No. 42 – Calgary Stampeders
- Position: Linebacker
- Roster status: Active
- CFL status: National

Personal information
- Born: May 24, 1996 (age 30) Calgary, Alberta, Canada
- Listed height: 6 ft 2 in (1.88 m)
- Listed weight: 230 lb (104 kg)

Career information
- High school: Springbank
- College: Calgary
- CFL draft: 2018 (2nd round, 14th overall pick)

Career history
- 2018–2023: Saskatchewan Roughriders
- 2024–present: Calgary Stampeders
- Stats at CFL.ca

= Micah Teitz =

Canadian gridiron football player (born 1996)

Micah Teitz (born May 24, 1996) is a Canadian professional football linebacker for the Calgary Stampeders of the Canadian Football League (CFL).

== University career ==
Teitz played U Sports football for the Calgary Dinos from 2014 to 2017. In his second season, in 2015, he was named a Second-Team All-Canadian after recording 34 tackles, two sacks, and three tackles for a loss. In 2016, he won a Hardy Cup conference championship with the Dinos and played in his first Vanier Cup championship. Teitz led both teams with eight solo tackles and four assisted tackles in the 52nd Vanier Cup, but the Dinos lost the championship game to the Laval Rouge et Or. He finished his university career in 2017 with another Hardy Cup championship, but also with a loss to Laval in the Mitchell Bowl.

== Professional career ==

As an eligible draftee for the 2018 CFL draft, Teitz was ranked by the CFL Central Scouting Bureau as the 19th best player available.

Pre-draft measurables
| Height | Weight | 40-yard dash | 20-yard shuttle | Three-cone drill | Vertical jump | Broad jump | Bench press |
| 6 ft 1+5⁄8 in (1.87 m) | 229 lb (104 kg) | 4.82 s | 4.47 s | 7.31 s | 34.5 in (0.88 m) | 9 ft 9 in (2.97 m) | 17 reps |
All values from CFL Combine

=== Saskatchewan Roughriders ===
Teitz was drafted in the second round, 14th overall, by the Saskatchewan Roughriders and signed with the team on May 15, 2018. He made the team's active roster following 2018 training camp and played in his first professional game on June 15, 2018, against the Toronto Argonauts. He spent some time on the injured list throughout the season and finished the season having played in 11 regular season games where he recorded seven special teams tackles.

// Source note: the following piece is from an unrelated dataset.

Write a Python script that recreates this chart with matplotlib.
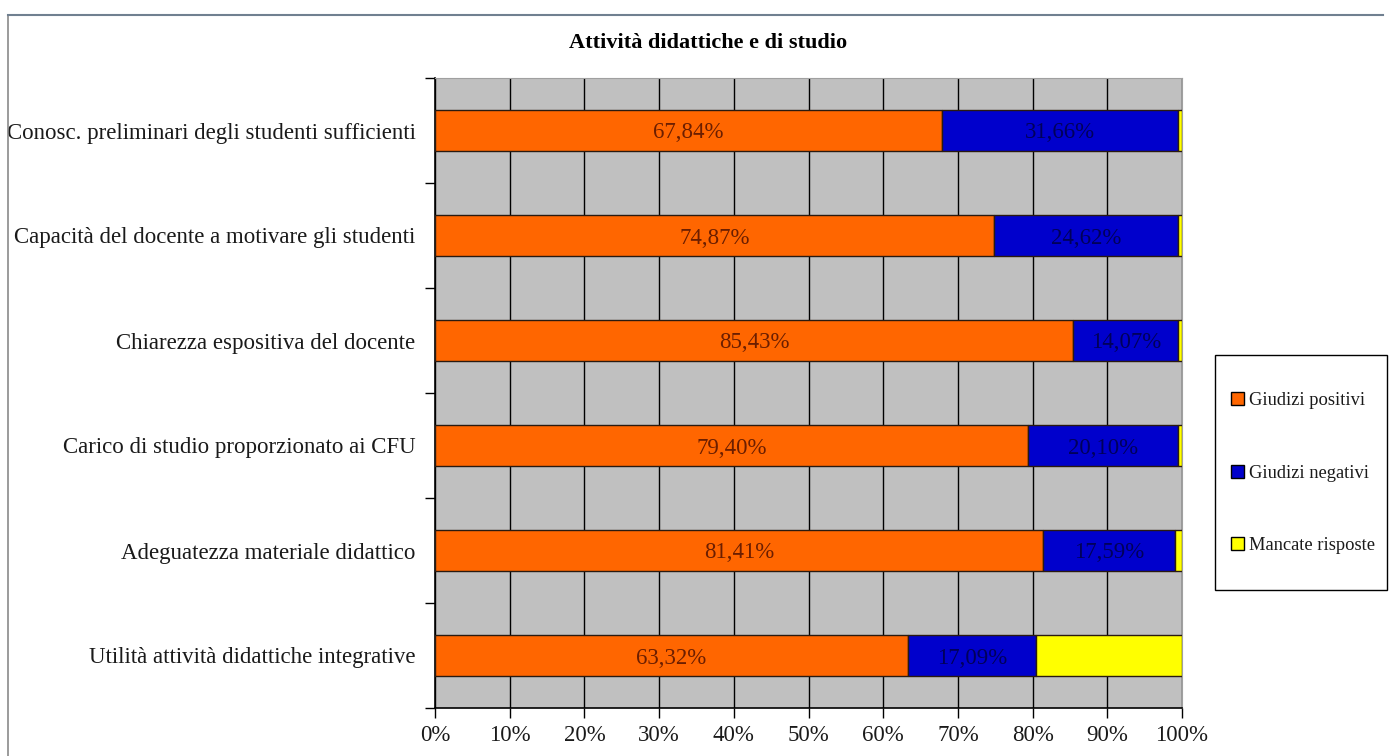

Teitz played in 16 regular season games during the 2019 season, where he had six defensive tackles and 11 special teams tackles. Five of his defensive tackles came in his first career professional start at linebacker on October 11, 2019, against his hometown Calgary Stampeders. He also played in his first post-season game this season, but the Roughriders lost the West Final to the Winnipeg Blue Bombers.

Due to the 2020 CFL season being cancelled, Teitz did not play in 2020. In 2021, he became a more prominent fixture on defense and recorded a career-high eight defensive tackles and his first career sack in the August 21, 2021 win against the Ottawa Redblacks.

Teitz became a free agent upon the expiry of his contract on February 13, 2024.

=== Calgary Stampeders ===
On February 13, 2024, the Calgary Stampeders announced that Teitz had signed with the team.